§ 9

Thus encouraged on all sides, Hero-worship began to multiply the objects of the cult beyond all counting. The great wars of freedom against the Persians had aroused the deepest and most religious feelings of the Greeks, and it did not seem too much when whole companies of those who had fallen for freedom were raised to the rank of Hero. Thus, even into a very late period, the solemn procession every year to honour the Greeks who had been left on the field of Plataea was never omitted; and at the sacrifice the archon of the city called upon the “brave men who had laid down their lives for Greece” and invited them to a meal and satisfaction of blood.[83] At Marathon, also, those who had once fallen in battle and been buried there were worshipped as Heroes.[84]

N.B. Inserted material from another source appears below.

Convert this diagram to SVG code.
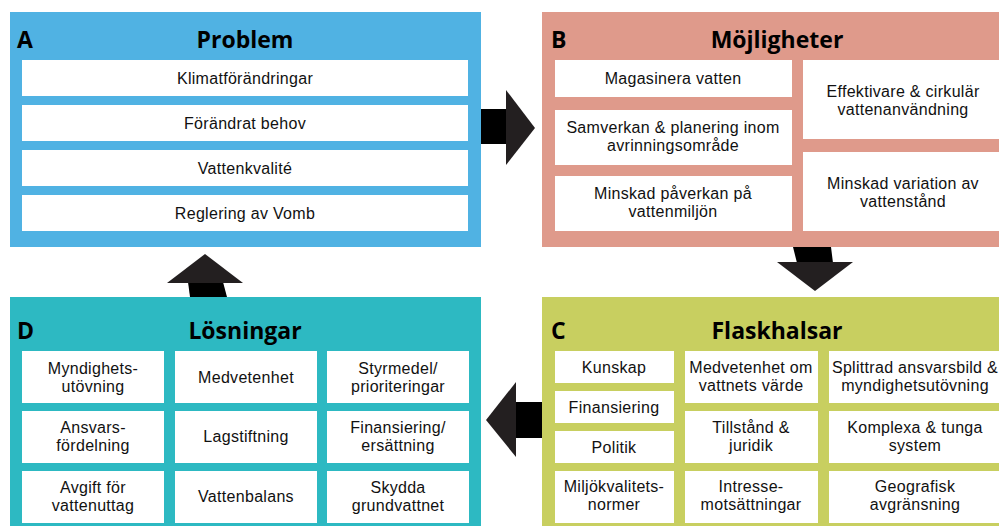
<svg xmlns="http://www.w3.org/2000/svg" width="999" height="526" viewBox="0 0 999 526">
<style>
.cell{fill:#ffffff}
.t{font-family:"Liberation Sans",Arial,sans-serif;font-size:16px;letter-spacing:0.3px;fill:#111;text-anchor:middle}
.h{font-family:"Open Sans","Liberation Sans",sans-serif;font-size:23px;font-weight:bold;fill:#000;text-anchor:middle}
.l{font-family:"Open Sans","Liberation Sans",sans-serif;font-size:23px;font-weight:bold;fill:#000}
.shaft{fill:#000}
.head{fill:#231f20}
</style>
<rect width="999" height="526" fill="#fff"/>
<g id="panelA">
<rect x="10" y="12" width="471" height="235" fill="#50b2e3"/>
<text class="l" x="17" y="48">A</text>
<text class="h" x="245" y="48">Problem</text>
<rect class="cell" x="22" y="60" width="446" height="36"/>
<rect class="cell" x="22" y="105" width="446" height="36"/>
<rect class="cell" x="22" y="150" width="446" height="36"/>
<rect class="cell" x="22" y="195" width="446" height="36"/>
<text class="t" x="245" y="84">Klimatförändringar</text>
<text class="t" x="245" y="129">Förändrat behov</text>
<text class="t" x="245" y="174">Vattenkvalité</text>
<text class="t" x="245" y="219">Reglering av Vomb</text>
</g>
<g id="panelB">
<rect x="542" y="12" width="457" height="235" fill="#df9a8b"/>
<text class="l" x="551" y="48">B</text>
<text class="h" x="777" y="48">Möjligheter</text>
<rect class="cell" x="555" y="60" width="237" height="37"/>
<rect class="cell" x="555" y="110" width="237" height="55"/>
<rect class="cell" x="555" y="176" width="237" height="55"/>
<rect class="cell" x="803" y="60" width="196" height="79"/>
<rect class="cell" x="803" y="152" width="196" height="79"/>
<text class="t" x="673" y="84">Magasinera vatten</text>
<text class="t" x="673" y="133">Samverkan &amp; planering inom<tspan x="673" dy="18">avrinningsområde</tspan></text>
<text class="t" x="673" y="199">Minskad påverkan på<tspan x="673" dy="18">vattenmiljön</tspan></text>
<text class="t" x="903" y="97">Effektivare &amp; cirkulär<tspan x="903" dy="18">vattenanvändning</tspan></text>
<text class="t" x="903" y="189">Minskad variation av<tspan x="903" dy="18">vattenstånd</tspan></text>
</g>
<g id="panelC">
<rect x="542" y="297" width="457" height="229" fill="#c8cf60"/>
<text class="l" x="551" y="339">C</text>
<text class="h" x="777" y="339">Flaskhalsar</text>
<rect class="cell" x="555" y="351" width="119" height="32"/>
<rect class="cell" x="555" y="391" width="119" height="32"/>
<rect class="cell" x="555" y="431" width="119" height="32"/>
<rect class="cell" x="555" y="471" width="119" height="52"/>
<rect class="cell" x="685" y="351" width="133" height="52"/>
<rect class="cell" x="685" y="411" width="133" height="52"/>
<rect class="cell" x="685" y="471" width="133" height="52"/>
<rect class="cell" x="829" y="351" width="170" height="52"/>
<rect class="cell" x="829" y="411" width="170" height="52"/>
<rect class="cell" x="829" y="471" width="170" height="52"/>
<text class="t" x="614" y="373">Kunskap</text>
<text class="t" x="614" y="413">Finansiering</text>
<text class="t" x="614" y="453">Politik</text>
<text class="t" x="614" y="492">Miljökvalitets-<tspan x="614" dy="18">normer</tspan></text>
<text class="t" x="751" y="373">Medvetenhet om<tspan x="751" dy="18">vattnets värde</tspan></text>
<text class="t" x="751" y="433">Tillstånd &amp;<tspan x="751" dy="18">juridik</tspan></text>
<text class="t" x="751" y="492">Intresse-<tspan x="751" dy="18">motsättningar</tspan></text>
<text class="t" x="915" y="373">Splittrad ansvarsbild &amp;<tspan x="915" dy="18">myndighetsutövning</tspan></text>
<text class="t" x="915" y="433">Komplexa &amp; tunga<tspan x="915" dy="18">system</tspan></text>
<text class="t" x="915" y="492">Geografisk<tspan x="915" dy="18">avgränsning</tspan></text>
</g>
<g id="panelD">
<rect x="10" y="297" width="471" height="229" fill="#2db9c2"/>
<text class="l" x="17" y="339">D</text>
<text class="h" x="245" y="339">Lösningar</text>
<rect class="cell" x="22" y="351" width="142" height="52"/>
<rect class="cell" x="175" y="351" width="142" height="52"/>
<rect class="cell" x="327" y="351" width="142" height="52"/>
<rect class="cell" x="22" y="411" width="142" height="52"/>
<rect class="cell" x="175" y="411" width="142" height="52"/>
<rect class="cell" x="327" y="411" width="142" height="52"/>
<rect class="cell" x="22" y="471" width="142" height="52"/>
<rect class="cell" x="175" y="471" width="142" height="52"/>
<rect class="cell" x="327" y="471" width="142" height="52"/>
<text class="t" x="93" y="374">Myndighets-<tspan x="93" dy="18">utövning</tspan></text>
<text class="t" x="246" y="383">Medvetenhet</text>
<text class="t" x="398" y="374">Styrmedel/<tspan x="398" dy="18">prioriteringar</tspan></text>
<text class="t" x="93" y="433">Ansvars-<tspan x="93" dy="18">fördelning</tspan></text>
<text class="t" x="246" y="442">Lagstiftning</text>
<text class="t" x="398" y="433">Finansiering/<tspan x="398" dy="18">ersättning</tspan></text>
<text class="t" x="93" y="493">Avgift för<tspan x="93" dy="18">vattenuttag</tspan></text>
<text class="t" x="246" y="502">Vattenbalans</text>
<text class="t" x="398" y="493">Skydda<tspan x="398" dy="18">grundvattnet</tspan></text>
</g>
<g id="connectors">
<polygon class="shaft" points="481,109 507,109 507,144 481,144"/>
<polygon class="head" points="506,90 535,128 506,165"/>
<polygon class="shaft" points="793,247 831,247 833,263 797,263"/>
<polygon class="head" points="777,262 853,262 815,291"/>
<polygon class="shaft" points="515,402 542,402 542,438 515,438"/>
<polygon class="head" points="516,382 486,420 516,457"/>
<polygon class="shaft" points="188,282 223,282 227,297 190,297"/>
<polygon class="head" points="167,283 205,254 243,283"/>
</g>
</svg>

Out of the enormous multitude of those who had thus become Heroes an aristocracy of Heroes of a higher rank came to be formed, chiefly composed of those who had been honoured in legend and poetry from the earliest times and had acquired fame all over Greece. Examples of these are those whom Pindar[85] in one place names together: the descendants of Oineus in Aetolia, Iolaos in Thebes, Perseus in Argos, the Dioscuri in Sparta, the many-branched heroic family of the Aiakidai in Aegina, Salamis, and many other places. Indeed, a brighter lustre seemed to illumine some of the greater Heroes [132] and to distinguish them almost in kind from the rest of their fellows. Thus, Herakles was now elevated to the gods, though Homer did not even know him as a “Hero” in the later sense, and though in many places he was still worshipped as a Hero.[86] Asklepios is sometimes a Hero and sometimes a god, as he had been originally.[87] Then many other Heroes began to receive sacrifice as gods,[88] not without the assistance of the Delphic oracle, which in the case of Lykourgos, at least, seems itself to have given the lead in the elevation of that Hero.[89] The boundary line between the Hero and the god seems to become more and more uncertain; sometimes a Hero of the narrowest local observance is called a “god”,[90] without our having any reason for thinking of a formal elevation to divine honour in his case or any corresponding alteration of ritual. The title of Hero seemed already to have lost some of its value, though the time had not yet come when to name a dead man as Hero hardly distinguished him at all from all the other dead.